2. Interviews and Surveys: Conducting interviews or surveys with key stakeholders can provide valuable insights into potential risks facing the organization. Structured interviews and surveys can elicit specific information about perceived risks, root causes, and potential consequences, allowing for a more systematic approach to risk identification.
3. Risk Registers and Documentation Review: Reviewing existing documentation (such as past incident reports, audit findings, compliance assessments, project plans, and strategic documents) can help identify historical or recurring risks that may still pose a threat to the organization. Maintaining a risk register enables organizations to document and track identified risks facilitating ongoing risk management activities.

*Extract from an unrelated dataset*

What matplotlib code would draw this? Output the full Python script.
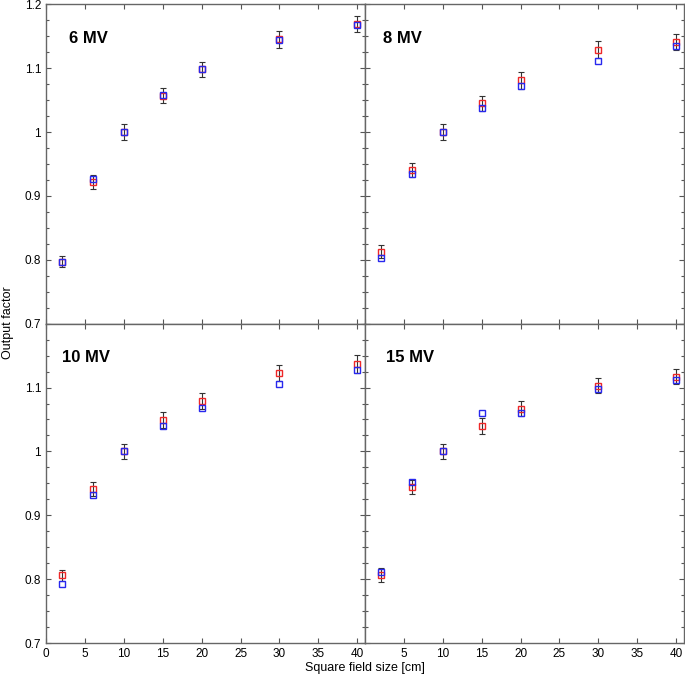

4. Plan testing: This type of scenario analysis involves developing hypothetical situations or case studies depicting potential future events and assessing their potential impact on the organization. Facilitated tabletop exercises can bring together stakeholders to explore these scenarios, identify associated risks, and discuss potential response strategies.

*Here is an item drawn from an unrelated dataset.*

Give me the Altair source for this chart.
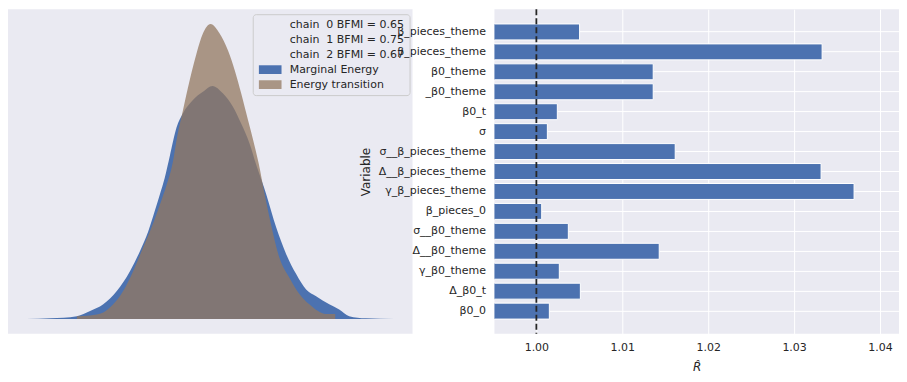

5. SWOT Analysis: SWOT (Strengths, Weaknesses, Opportunities, Threats) analysis is a structured framework commonly used for strategic planning and risk assessment. By analyzing internal strengths and weaknesses and external opportunities and threats, organizations can identify potential risks that may arise from weaknesses or external factors that could impact their ability to achieve strategic objectives.
6. Risk Taxonomies and Frameworks: Utilizing established risk taxonomies and frameworks, such as COSO (Committee of Sponsoring Organizations of the Treadway Commission), ISO CSF, or industry-specific frameworks, can provide a structured approach to categorizing risks based on common attributes or characteristics. These frameworks often classify risks into categories such as strategic, financial, operational, compliance, and reputational risks, helping organizations organize and prioritize risks more effectively.
Conclusion
Identifying risks is a crucial aspect of risk management and is essential for the success of any business or project. By following the methods above, you can effectively identify potential risks and develop strategies to mitigate them. Remember to continuously monitor and update your risk management plan to ensure the safety and success of your business or project.